◆ **WORK TO COMPLETE**:
Look through the data for the string "that". Copy every line where it is found.

◆ **INFORMATION PROVIDED**:
·····
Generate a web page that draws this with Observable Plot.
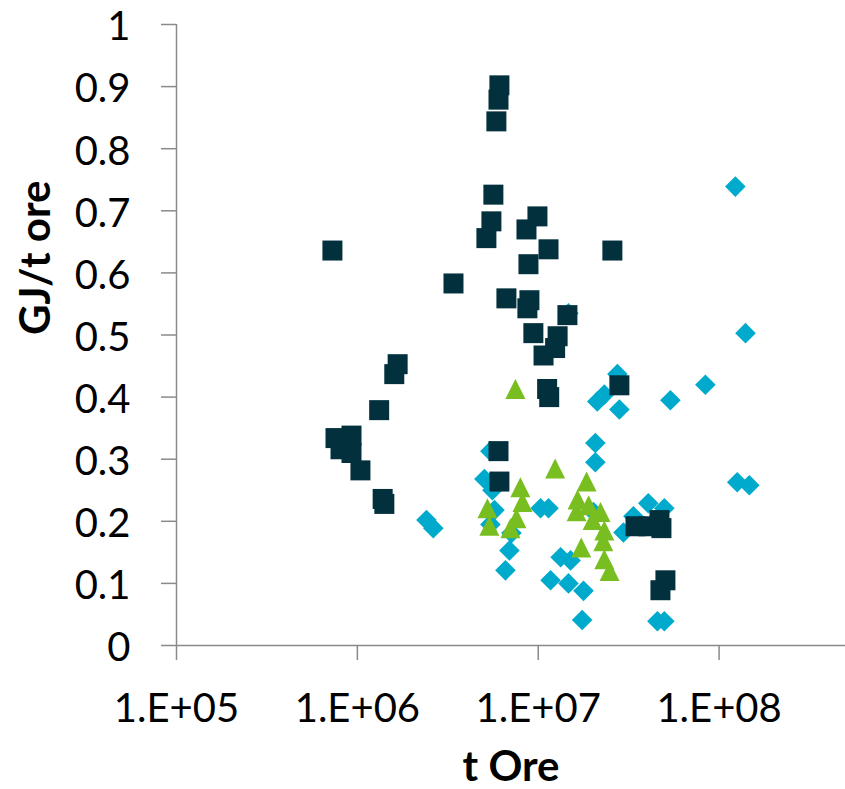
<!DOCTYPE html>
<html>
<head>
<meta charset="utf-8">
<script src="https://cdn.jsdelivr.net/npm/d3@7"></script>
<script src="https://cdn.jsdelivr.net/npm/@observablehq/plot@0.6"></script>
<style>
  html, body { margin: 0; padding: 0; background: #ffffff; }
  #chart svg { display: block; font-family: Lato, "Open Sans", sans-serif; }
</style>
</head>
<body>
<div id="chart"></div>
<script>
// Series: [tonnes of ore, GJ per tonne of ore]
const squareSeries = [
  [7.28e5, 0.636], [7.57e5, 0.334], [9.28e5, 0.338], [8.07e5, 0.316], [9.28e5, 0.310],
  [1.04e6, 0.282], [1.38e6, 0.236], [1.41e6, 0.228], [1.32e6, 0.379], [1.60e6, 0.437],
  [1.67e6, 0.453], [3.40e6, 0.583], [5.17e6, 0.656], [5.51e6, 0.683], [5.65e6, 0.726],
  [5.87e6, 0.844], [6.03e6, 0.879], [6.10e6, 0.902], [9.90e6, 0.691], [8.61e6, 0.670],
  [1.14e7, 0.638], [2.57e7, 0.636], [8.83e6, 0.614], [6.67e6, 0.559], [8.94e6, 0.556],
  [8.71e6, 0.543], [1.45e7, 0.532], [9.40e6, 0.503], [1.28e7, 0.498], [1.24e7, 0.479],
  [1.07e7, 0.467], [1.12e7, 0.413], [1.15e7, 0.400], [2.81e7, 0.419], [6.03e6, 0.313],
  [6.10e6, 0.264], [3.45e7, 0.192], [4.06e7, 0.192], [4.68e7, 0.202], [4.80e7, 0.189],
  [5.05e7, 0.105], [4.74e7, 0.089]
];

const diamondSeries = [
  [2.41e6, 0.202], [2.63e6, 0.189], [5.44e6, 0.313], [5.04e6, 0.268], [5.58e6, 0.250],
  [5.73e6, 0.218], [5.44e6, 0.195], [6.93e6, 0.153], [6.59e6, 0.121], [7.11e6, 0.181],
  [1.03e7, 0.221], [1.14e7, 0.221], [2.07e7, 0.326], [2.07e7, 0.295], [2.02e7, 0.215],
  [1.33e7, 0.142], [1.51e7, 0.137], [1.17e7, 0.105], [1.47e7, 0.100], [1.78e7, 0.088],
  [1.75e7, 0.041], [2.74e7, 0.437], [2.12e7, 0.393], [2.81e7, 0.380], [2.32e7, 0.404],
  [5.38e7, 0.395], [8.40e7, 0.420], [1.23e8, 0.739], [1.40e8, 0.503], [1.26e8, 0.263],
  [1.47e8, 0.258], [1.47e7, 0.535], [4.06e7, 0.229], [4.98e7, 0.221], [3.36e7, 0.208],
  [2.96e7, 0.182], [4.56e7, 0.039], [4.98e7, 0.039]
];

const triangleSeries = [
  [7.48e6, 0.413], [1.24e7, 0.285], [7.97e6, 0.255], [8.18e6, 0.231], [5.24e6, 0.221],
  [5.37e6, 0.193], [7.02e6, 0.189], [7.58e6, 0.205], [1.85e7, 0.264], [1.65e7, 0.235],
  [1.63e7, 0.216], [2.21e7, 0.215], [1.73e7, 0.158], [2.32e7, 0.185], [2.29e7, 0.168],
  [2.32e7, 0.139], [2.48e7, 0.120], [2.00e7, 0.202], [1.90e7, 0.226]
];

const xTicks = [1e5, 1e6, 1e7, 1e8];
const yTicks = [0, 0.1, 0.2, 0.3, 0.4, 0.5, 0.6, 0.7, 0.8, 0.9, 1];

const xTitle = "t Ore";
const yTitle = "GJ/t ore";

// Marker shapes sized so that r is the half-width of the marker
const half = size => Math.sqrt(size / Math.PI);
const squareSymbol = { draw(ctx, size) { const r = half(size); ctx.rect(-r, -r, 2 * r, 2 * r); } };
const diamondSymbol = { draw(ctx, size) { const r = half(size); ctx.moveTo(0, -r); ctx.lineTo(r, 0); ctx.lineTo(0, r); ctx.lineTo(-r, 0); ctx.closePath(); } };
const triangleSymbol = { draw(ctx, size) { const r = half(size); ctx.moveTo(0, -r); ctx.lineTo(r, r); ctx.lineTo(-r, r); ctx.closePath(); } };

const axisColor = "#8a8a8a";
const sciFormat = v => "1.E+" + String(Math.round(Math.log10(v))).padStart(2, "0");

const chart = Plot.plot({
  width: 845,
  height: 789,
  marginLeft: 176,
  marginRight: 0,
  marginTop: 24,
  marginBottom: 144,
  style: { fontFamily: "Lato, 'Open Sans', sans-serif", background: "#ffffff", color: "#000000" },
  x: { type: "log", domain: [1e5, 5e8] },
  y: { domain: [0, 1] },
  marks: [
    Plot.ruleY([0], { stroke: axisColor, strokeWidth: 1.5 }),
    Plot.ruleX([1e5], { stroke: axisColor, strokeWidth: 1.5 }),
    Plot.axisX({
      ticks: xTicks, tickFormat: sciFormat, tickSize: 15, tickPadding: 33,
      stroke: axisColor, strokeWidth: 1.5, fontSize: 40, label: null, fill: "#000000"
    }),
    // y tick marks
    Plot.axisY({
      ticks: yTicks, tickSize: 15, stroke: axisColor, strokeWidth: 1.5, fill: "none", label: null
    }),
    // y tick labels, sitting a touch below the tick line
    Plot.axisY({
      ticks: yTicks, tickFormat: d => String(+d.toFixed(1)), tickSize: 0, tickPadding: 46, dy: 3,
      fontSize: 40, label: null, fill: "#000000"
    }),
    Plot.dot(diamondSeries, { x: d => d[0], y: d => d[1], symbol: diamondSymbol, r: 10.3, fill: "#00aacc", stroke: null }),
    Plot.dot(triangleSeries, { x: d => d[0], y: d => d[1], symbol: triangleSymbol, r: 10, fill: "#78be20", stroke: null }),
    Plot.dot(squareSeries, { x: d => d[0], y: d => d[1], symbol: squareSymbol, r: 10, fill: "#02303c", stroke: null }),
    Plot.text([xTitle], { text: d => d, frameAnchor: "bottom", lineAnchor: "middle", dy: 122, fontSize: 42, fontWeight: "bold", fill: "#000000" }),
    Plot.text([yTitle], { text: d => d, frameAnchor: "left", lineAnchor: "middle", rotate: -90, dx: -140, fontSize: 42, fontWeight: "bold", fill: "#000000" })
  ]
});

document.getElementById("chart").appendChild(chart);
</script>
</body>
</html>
·····
◆ **TASK ANSWER**:
Generate a web page that draws this with Observable Plot.
// Marker shapes sized so that r is the half-width of the marker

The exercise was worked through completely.